TASK TO COMPLETE: Retype, please, the listing from its opening line through the line that contains "(0,0) rectangle (665,421);", both included, without the pictures.

━━ PROVIDED DATA

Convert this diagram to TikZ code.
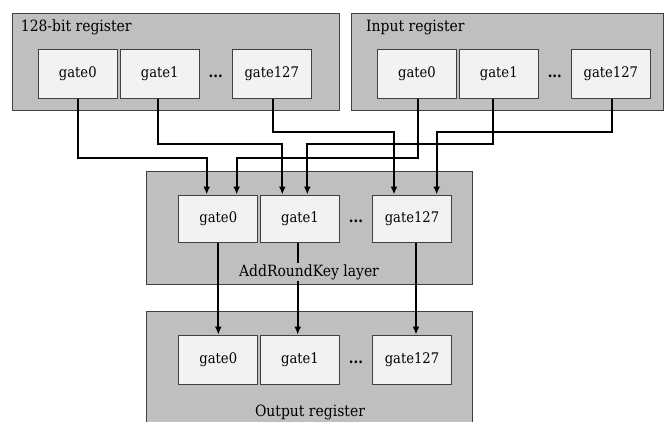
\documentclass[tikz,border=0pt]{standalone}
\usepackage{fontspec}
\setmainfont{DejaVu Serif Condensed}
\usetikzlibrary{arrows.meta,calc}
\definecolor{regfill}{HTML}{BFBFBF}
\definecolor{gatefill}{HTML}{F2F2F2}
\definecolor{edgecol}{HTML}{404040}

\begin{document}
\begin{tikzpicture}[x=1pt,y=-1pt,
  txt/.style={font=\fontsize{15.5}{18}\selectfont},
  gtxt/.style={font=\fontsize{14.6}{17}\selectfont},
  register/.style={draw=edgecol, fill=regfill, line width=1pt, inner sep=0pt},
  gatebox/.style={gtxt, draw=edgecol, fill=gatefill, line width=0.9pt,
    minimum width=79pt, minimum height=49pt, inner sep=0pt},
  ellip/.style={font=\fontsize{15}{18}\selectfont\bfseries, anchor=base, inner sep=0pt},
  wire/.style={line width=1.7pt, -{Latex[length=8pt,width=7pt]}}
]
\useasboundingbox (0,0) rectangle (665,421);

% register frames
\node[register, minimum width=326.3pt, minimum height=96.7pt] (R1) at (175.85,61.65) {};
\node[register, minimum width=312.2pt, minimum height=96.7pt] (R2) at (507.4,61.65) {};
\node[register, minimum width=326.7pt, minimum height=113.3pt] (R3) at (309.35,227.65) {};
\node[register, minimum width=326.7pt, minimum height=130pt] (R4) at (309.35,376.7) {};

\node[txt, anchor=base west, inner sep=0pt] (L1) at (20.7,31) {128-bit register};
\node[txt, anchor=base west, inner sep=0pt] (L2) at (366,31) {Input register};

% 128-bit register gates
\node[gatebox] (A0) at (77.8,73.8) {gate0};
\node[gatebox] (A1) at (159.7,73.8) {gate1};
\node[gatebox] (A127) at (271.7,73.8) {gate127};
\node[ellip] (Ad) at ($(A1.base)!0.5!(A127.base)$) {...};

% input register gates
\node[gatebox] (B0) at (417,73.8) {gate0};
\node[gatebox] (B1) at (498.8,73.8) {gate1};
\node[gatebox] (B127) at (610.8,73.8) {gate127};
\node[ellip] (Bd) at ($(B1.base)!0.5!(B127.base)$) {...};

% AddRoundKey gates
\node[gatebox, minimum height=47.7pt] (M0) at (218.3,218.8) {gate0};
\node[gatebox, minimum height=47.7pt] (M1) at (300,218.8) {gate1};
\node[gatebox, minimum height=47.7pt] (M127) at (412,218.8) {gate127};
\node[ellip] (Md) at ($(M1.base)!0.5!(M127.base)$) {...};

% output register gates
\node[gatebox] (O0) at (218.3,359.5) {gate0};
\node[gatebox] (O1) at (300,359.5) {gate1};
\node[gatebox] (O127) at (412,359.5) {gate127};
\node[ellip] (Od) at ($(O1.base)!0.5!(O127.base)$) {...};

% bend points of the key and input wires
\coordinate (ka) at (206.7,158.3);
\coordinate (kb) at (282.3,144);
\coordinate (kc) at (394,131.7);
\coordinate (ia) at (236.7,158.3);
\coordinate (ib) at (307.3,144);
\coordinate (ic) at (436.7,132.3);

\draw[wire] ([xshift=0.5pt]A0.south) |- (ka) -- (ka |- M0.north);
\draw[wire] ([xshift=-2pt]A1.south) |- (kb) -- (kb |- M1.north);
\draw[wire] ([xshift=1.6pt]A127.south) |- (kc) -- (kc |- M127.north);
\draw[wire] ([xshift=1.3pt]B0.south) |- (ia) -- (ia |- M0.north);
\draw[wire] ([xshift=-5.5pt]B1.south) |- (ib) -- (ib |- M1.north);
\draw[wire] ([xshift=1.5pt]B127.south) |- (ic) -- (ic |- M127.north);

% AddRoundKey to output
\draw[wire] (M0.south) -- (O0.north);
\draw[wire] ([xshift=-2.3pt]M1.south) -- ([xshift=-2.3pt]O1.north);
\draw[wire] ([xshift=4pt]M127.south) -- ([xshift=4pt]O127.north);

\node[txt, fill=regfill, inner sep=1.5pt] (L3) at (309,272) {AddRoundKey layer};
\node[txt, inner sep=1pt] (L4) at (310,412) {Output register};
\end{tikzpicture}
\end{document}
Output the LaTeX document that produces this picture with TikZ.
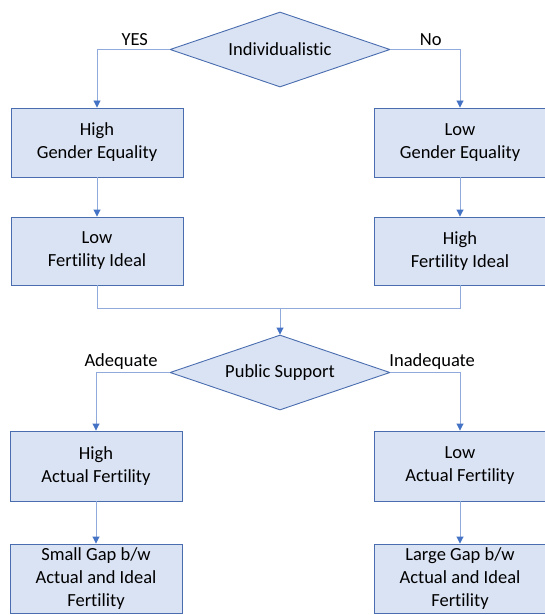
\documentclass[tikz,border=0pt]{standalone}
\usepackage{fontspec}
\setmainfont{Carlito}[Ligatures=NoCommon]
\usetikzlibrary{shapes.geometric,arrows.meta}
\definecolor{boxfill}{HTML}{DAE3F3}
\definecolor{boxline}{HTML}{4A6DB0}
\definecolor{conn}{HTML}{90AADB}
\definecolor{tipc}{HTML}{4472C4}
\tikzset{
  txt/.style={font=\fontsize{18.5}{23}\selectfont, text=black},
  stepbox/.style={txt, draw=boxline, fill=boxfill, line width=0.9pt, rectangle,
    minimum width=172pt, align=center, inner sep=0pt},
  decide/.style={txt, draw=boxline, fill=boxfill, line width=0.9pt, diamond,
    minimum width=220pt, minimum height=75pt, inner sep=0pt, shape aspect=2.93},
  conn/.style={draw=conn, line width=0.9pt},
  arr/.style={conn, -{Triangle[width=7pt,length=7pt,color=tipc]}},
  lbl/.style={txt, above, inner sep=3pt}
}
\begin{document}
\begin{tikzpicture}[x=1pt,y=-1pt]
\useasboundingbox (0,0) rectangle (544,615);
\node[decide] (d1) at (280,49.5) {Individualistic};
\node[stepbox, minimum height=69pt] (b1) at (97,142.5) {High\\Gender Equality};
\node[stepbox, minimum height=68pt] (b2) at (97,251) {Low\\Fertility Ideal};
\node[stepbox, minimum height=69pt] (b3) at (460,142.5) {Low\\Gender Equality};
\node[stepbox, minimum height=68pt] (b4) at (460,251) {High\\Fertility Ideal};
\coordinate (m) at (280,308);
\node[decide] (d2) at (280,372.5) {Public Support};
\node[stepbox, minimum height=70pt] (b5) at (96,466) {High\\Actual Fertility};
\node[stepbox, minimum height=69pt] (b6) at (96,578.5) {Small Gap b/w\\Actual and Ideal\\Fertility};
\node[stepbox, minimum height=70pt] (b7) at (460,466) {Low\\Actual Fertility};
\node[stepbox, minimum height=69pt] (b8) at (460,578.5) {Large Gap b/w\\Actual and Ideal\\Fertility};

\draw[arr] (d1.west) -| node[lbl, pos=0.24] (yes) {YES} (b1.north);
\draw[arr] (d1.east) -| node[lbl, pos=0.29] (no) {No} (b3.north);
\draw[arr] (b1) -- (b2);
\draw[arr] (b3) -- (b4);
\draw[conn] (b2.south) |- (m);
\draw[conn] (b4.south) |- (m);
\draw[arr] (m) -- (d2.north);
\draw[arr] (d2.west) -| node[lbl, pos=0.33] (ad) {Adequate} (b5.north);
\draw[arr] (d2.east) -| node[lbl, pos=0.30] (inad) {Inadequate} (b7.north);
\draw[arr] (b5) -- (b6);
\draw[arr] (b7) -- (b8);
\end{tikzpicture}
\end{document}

━━━━

FULL OUTPUT:
Convert this diagram to TikZ code.
\documentclass[tikz,border=0pt]{standalone}
\usepackage{fontspec}
\setmainfont{DejaVu Serif Condensed}
\usetikzlibrary{arrows.meta,calc}
\definecolor{regfill}{HTML}{BFBFBF}
\definecolor{gatefill}{HTML}{F2F2F2}
\definecolor{edgecol}{HTML}{404040}

\begin{document}
\begin{tikzpicture}[x=1pt,y=-1pt,
  txt/.style={font=\fontsize{15.5}{18}\selectfont},
  gtxt/.style={font=\fontsize{14.6}{17}\selectfont},
  register/.style={draw=edgecol, fill=regfill, line width=1pt, inner sep=0pt},
  gatebox/.style={gtxt, draw=edgecol, fill=gatefill, line width=0.9pt,
    minimum width=79pt, minimum height=49pt, inner sep=0pt},
  ellip/.style={font=\fontsize{15}{18}\selectfont\bfseries, anchor=base, inner sep=0pt},
  wire/.style={line width=1.7pt, -{Latex[length=8pt,width=7pt]}}
]
\useasboundingbox (0,0) rectangle (665,421);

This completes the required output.